• _Task prompt_:
Please return nothing but the lines between the line holding "Rebuild this chart" and the line holding "const yTicks = [0, 0.2, 0.4, 0.6, 0.8, 1.0];", both ends included, without the pictures.

----

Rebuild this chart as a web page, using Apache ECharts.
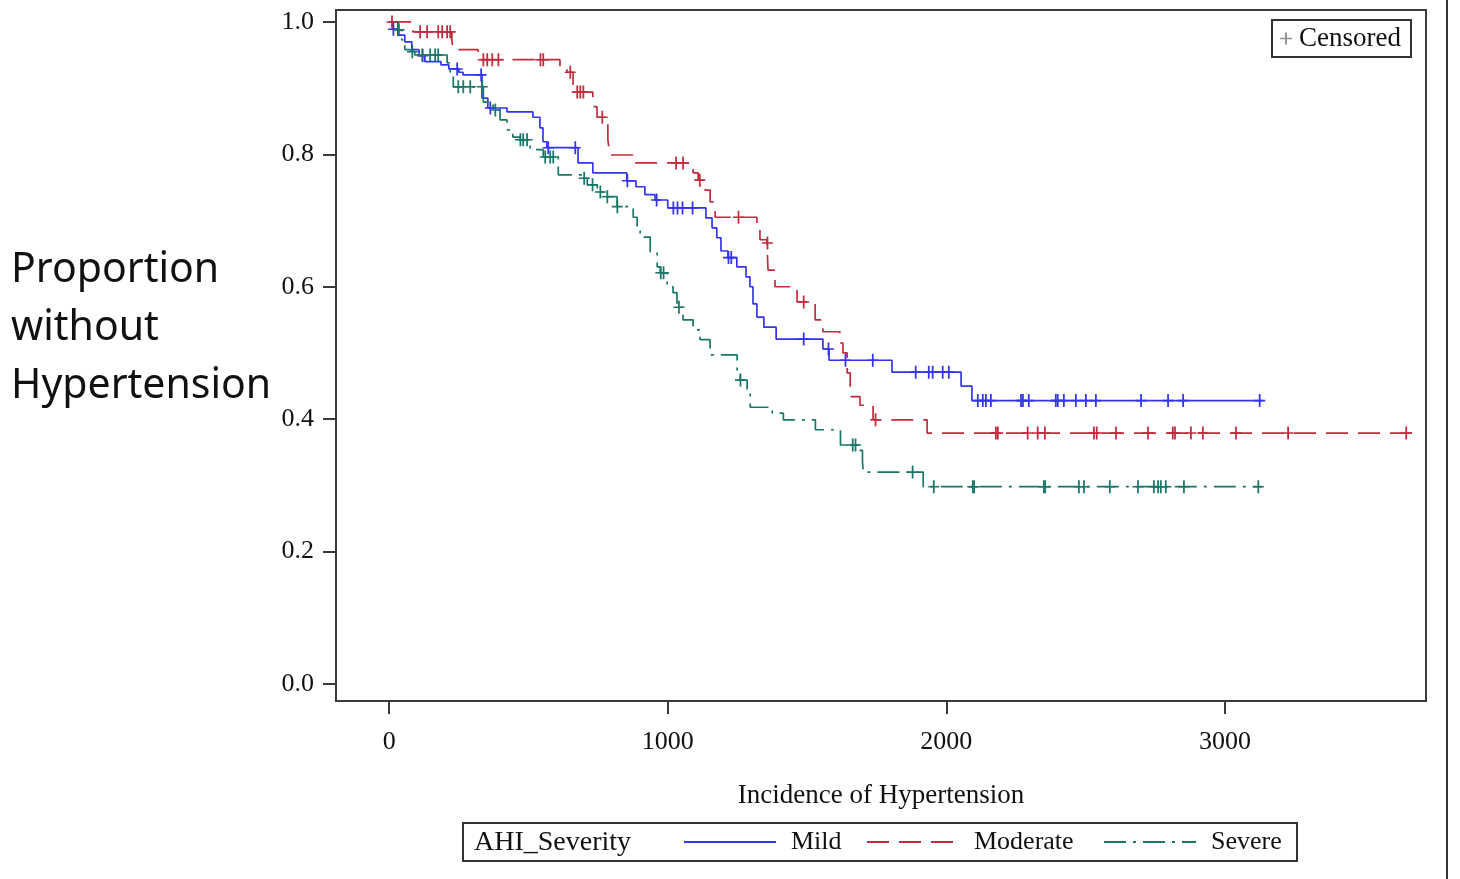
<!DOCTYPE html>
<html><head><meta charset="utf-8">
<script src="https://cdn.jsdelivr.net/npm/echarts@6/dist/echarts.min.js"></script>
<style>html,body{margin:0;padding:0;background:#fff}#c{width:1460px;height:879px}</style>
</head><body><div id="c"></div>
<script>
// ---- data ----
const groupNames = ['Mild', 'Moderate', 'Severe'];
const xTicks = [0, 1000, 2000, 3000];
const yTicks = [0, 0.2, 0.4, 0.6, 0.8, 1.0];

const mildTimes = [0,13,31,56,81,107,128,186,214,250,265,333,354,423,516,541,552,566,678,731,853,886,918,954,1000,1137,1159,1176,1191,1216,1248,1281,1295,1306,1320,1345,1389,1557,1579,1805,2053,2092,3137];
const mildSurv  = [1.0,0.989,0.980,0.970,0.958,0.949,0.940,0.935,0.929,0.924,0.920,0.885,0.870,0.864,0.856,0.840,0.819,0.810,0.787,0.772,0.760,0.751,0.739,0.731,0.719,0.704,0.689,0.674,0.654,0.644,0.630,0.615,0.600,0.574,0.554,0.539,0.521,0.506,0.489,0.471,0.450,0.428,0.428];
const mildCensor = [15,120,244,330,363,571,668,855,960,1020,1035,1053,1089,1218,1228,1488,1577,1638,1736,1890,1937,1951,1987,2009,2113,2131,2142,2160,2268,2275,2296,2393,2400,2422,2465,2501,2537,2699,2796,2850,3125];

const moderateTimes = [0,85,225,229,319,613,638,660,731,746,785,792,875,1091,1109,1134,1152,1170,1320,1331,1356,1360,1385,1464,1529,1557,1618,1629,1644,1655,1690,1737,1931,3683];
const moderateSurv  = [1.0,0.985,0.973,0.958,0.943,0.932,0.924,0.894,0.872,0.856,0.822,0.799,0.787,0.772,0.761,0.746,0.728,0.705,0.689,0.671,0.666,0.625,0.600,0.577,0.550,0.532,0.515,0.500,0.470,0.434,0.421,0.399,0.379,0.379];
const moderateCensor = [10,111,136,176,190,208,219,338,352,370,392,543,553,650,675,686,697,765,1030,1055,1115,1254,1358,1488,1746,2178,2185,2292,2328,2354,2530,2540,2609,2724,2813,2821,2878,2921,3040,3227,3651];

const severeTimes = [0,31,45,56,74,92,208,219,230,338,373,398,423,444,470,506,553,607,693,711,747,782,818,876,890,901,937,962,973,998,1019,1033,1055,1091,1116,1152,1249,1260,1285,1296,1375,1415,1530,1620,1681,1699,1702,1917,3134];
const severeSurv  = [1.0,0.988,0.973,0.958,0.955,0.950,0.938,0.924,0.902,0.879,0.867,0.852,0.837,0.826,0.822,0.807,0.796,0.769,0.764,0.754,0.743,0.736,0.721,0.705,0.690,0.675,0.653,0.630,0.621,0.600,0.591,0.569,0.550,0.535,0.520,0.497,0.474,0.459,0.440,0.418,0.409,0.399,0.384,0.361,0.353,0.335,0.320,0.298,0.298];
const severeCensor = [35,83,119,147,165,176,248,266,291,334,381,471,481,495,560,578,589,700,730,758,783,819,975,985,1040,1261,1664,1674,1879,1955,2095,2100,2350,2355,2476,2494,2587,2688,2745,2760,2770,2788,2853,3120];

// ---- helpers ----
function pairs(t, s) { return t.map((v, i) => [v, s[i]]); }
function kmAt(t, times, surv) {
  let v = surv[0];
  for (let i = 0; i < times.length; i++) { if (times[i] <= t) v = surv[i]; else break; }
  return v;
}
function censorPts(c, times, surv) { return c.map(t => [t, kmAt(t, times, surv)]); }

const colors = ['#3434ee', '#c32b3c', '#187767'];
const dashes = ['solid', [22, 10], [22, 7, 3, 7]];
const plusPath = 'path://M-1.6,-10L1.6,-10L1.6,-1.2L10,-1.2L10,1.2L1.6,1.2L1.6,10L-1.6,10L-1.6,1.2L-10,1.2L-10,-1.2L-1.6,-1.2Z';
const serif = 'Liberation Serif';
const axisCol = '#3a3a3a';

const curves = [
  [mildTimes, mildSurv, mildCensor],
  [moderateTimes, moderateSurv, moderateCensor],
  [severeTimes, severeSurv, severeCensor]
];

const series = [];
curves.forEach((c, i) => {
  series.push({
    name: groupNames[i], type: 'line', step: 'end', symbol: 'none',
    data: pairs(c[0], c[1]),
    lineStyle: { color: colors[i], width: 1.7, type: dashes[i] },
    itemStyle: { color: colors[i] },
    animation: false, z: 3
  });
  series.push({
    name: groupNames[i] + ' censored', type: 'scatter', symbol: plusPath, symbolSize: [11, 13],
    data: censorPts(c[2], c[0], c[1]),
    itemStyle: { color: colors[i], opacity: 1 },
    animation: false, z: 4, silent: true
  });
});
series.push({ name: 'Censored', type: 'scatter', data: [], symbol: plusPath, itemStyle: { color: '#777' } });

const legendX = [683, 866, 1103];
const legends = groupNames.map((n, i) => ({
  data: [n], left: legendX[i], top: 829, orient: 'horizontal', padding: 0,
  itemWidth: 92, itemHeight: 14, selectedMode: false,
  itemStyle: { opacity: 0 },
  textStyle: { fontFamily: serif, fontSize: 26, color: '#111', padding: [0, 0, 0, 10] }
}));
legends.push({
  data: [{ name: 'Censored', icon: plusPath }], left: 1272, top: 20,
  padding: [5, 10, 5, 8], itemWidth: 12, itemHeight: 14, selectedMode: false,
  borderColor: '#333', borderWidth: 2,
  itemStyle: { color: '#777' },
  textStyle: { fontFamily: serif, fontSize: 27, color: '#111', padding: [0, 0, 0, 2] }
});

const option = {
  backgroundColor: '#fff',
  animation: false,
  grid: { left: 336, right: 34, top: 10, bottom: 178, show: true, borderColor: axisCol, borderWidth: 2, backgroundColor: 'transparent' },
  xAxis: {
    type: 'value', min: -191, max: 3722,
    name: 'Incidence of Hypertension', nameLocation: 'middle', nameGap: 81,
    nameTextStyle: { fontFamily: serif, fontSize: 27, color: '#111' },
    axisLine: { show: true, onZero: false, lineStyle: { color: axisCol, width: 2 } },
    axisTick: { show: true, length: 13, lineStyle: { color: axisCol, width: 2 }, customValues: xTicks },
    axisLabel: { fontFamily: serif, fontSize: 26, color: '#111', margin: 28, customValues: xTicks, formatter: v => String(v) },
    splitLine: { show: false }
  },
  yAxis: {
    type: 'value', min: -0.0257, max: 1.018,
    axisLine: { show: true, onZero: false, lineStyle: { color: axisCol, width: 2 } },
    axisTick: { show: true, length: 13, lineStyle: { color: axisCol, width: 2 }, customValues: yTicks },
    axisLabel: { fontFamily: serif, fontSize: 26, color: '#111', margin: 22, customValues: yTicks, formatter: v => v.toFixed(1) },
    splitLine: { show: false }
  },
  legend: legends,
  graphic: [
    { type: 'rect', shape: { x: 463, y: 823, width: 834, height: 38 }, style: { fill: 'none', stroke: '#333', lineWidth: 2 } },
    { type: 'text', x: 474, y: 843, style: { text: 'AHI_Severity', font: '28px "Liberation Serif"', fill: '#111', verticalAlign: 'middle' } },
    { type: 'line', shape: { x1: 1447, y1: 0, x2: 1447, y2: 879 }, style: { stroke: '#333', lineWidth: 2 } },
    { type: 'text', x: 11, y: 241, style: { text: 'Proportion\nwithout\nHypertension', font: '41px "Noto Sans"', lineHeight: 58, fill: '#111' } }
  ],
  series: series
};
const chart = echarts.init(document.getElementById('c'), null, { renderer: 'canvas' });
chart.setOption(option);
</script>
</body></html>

----

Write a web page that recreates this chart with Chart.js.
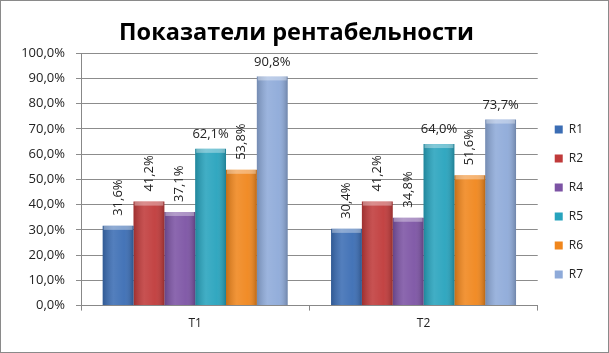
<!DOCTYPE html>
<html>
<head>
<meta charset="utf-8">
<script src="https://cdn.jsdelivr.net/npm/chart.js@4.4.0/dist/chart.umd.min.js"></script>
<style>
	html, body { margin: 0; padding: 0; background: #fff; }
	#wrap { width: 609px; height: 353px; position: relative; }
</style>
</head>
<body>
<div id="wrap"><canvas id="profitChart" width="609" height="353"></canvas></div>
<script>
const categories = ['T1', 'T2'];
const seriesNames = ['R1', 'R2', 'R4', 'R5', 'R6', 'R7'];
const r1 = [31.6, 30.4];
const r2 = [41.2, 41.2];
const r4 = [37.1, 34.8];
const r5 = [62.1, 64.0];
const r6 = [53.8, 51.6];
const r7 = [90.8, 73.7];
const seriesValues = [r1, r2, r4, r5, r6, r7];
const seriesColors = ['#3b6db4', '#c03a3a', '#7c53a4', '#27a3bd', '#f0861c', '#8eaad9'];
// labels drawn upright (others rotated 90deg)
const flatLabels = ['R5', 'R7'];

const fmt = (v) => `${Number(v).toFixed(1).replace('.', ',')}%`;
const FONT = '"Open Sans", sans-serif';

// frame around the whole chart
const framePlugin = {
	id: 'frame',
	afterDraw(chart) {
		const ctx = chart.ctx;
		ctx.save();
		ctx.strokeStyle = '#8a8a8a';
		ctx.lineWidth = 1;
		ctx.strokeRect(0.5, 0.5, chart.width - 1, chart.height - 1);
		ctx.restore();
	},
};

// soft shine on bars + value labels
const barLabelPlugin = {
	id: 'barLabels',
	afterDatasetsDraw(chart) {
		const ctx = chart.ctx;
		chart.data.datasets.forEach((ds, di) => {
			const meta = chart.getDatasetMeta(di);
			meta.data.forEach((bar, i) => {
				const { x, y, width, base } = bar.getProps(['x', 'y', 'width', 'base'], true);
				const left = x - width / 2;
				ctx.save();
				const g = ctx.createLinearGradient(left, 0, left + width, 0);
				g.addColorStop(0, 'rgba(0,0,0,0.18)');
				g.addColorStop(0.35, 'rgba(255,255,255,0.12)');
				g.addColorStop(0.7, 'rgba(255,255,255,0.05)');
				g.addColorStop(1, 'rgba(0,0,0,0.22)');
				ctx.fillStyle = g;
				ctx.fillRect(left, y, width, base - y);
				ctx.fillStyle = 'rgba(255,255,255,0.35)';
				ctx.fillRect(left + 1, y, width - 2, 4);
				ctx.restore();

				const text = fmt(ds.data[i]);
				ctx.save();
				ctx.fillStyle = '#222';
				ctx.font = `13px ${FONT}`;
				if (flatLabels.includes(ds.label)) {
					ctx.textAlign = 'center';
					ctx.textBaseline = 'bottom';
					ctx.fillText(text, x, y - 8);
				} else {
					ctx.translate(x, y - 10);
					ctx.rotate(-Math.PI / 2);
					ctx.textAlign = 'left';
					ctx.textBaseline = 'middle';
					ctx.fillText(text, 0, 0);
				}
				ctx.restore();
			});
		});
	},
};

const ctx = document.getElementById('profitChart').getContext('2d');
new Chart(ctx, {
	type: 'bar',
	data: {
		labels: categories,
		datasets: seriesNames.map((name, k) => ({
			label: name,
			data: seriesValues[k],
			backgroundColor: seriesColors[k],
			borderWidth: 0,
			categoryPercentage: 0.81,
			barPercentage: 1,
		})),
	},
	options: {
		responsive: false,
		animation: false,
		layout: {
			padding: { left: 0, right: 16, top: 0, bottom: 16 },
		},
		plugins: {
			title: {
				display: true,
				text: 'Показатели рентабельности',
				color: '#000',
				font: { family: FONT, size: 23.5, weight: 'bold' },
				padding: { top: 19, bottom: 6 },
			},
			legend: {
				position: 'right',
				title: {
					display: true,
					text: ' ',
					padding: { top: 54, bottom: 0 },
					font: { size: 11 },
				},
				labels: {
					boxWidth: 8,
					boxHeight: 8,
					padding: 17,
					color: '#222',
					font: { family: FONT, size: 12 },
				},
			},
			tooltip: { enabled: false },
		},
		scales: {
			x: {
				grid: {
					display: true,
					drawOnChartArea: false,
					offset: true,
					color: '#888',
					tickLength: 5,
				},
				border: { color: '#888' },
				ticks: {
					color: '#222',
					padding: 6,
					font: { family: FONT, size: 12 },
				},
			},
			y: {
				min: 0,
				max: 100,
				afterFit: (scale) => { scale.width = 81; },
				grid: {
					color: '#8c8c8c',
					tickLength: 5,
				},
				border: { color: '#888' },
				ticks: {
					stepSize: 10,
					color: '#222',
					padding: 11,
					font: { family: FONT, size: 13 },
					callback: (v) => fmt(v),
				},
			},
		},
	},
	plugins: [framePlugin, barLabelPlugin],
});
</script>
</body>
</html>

----

• _Result for this task_:
Rebuild this chart as a web page, using Apache ECharts.
<!DOCTYPE html>
<html><head><meta charset="utf-8">
<script src="https://cdn.jsdelivr.net/npm/echarts@6/dist/echarts.min.js"></script>
<style>html,body{margin:0;padding:0;background:#fff}#c{width:1460px;height:879px}</style>
</head><body><div id="c"></div>
<script>
// ---- data ----
const groupNames = ['Mild', 'Moderate', 'Severe'];
const xTicks = [0, 1000, 2000, 3000];
const yTicks = [0, 0.2, 0.4, 0.6, 0.8, 1.0];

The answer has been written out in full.